## Goal
Retype the run of lines that opens with the line containing "Generate a Python" and closes with the line containing "return (MT + PH - py) / PH", exactly and inclusively, but skip the pictures.

--- START Data to use ---

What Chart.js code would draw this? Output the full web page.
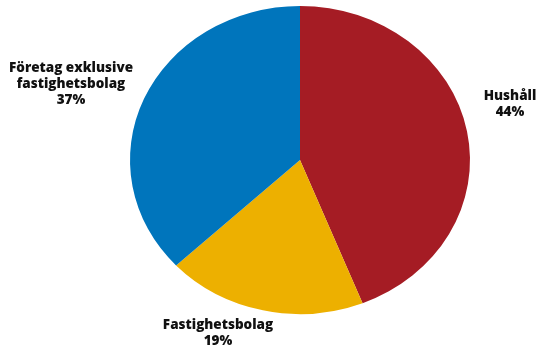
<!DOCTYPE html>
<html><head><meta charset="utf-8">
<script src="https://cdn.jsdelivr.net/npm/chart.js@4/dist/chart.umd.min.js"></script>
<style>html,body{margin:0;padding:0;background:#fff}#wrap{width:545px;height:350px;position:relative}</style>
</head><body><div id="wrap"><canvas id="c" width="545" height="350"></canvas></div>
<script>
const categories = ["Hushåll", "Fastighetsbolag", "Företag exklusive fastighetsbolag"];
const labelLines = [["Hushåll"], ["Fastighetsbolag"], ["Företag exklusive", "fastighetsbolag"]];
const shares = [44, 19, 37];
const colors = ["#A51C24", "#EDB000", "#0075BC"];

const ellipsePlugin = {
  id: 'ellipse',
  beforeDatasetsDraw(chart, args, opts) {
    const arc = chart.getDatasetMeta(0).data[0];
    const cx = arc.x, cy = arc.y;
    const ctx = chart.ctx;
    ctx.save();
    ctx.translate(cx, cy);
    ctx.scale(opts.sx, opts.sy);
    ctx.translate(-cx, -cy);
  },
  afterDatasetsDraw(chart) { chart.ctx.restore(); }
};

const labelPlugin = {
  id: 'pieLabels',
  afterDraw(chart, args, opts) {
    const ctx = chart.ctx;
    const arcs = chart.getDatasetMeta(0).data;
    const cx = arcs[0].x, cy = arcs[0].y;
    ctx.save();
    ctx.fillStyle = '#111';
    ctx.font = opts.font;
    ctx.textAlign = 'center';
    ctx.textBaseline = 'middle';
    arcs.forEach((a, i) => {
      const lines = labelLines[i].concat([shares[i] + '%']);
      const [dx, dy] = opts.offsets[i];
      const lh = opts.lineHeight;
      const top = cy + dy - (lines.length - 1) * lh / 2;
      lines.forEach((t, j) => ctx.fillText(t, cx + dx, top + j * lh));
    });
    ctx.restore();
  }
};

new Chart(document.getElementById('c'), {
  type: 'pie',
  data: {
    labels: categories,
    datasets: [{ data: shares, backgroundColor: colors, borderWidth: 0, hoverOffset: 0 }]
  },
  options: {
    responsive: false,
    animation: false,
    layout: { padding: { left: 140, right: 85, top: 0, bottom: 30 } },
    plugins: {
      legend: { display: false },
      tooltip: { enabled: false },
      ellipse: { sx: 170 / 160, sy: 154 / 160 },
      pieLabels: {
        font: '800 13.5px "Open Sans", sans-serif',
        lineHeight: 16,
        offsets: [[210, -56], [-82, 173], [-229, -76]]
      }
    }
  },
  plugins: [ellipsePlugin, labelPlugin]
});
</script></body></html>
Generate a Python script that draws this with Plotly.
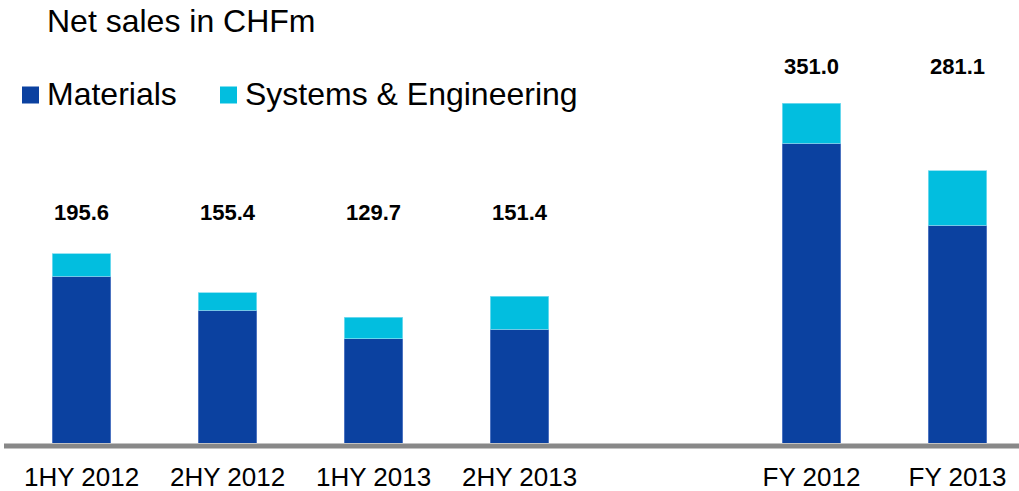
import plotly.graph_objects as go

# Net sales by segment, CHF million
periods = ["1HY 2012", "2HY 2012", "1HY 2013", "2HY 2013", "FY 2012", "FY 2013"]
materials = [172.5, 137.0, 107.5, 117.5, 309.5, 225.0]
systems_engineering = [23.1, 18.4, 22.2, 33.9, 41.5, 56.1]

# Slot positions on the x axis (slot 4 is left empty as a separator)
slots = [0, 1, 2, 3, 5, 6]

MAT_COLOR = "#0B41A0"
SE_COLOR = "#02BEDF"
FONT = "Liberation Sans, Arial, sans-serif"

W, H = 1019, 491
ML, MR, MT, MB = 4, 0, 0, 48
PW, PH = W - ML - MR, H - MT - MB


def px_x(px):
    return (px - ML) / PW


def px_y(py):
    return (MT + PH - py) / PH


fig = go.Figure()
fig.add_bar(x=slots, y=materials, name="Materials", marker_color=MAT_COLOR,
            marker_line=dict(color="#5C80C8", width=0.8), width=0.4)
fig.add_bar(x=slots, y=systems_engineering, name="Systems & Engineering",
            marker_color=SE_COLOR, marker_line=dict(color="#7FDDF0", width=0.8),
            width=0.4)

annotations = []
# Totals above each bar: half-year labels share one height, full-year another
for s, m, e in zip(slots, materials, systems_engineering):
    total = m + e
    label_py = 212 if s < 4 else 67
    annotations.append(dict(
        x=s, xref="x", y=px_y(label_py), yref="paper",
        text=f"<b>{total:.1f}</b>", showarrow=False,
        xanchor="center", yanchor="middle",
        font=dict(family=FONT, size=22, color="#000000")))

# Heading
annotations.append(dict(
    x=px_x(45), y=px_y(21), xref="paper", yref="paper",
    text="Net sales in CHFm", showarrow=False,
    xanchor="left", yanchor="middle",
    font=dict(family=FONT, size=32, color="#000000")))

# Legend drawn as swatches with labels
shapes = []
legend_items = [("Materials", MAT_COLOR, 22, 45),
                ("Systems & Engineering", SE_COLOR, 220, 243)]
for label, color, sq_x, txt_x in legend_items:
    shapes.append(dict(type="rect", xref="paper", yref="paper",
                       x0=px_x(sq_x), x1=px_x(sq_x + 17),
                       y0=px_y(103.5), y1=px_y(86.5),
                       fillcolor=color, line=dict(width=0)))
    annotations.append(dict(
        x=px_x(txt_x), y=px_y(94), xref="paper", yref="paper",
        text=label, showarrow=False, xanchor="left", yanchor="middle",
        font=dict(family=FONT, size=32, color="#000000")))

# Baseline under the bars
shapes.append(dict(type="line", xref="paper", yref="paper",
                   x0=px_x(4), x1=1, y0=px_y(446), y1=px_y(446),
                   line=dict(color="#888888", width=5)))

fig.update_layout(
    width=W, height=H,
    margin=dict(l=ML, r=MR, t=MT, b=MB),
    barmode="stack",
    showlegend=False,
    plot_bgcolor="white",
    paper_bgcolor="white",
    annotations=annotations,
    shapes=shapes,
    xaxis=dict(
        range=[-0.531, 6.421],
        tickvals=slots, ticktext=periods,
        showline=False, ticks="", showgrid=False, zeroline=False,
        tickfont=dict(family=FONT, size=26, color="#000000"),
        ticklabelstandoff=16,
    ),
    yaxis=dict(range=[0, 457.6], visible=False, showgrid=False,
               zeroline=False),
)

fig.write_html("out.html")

--- END Data to use ---

## Task result
Generate a Python script that draws this with Plotly.
import plotly.graph_objects as go

# Net sales by segment, CHF million
periods = ["1HY 2012", "2HY 2012", "1HY 2013", "2HY 2013", "FY 2012", "FY 2013"]
materials = [172.5, 137.0, 107.5, 117.5, 309.5, 225.0]
systems_engineering = [23.1, 18.4, 22.2, 33.9, 41.5, 56.1]

# Slot positions on the x axis (slot 4 is left empty as a separator)
slots = [0, 1, 2, 3, 5, 6]

MAT_COLOR = "#0B41A0"
SE_COLOR = "#02BEDF"
FONT = "Liberation Sans, Arial, sans-serif"

W, H = 1019, 491
ML, MR, MT, MB = 4, 0, 0, 48
PW, PH = W - ML - MR, H - MT - MB


def px_x(px):
    return (px - ML) / PW


def px_y(py):
    return (MT + PH - py) / PH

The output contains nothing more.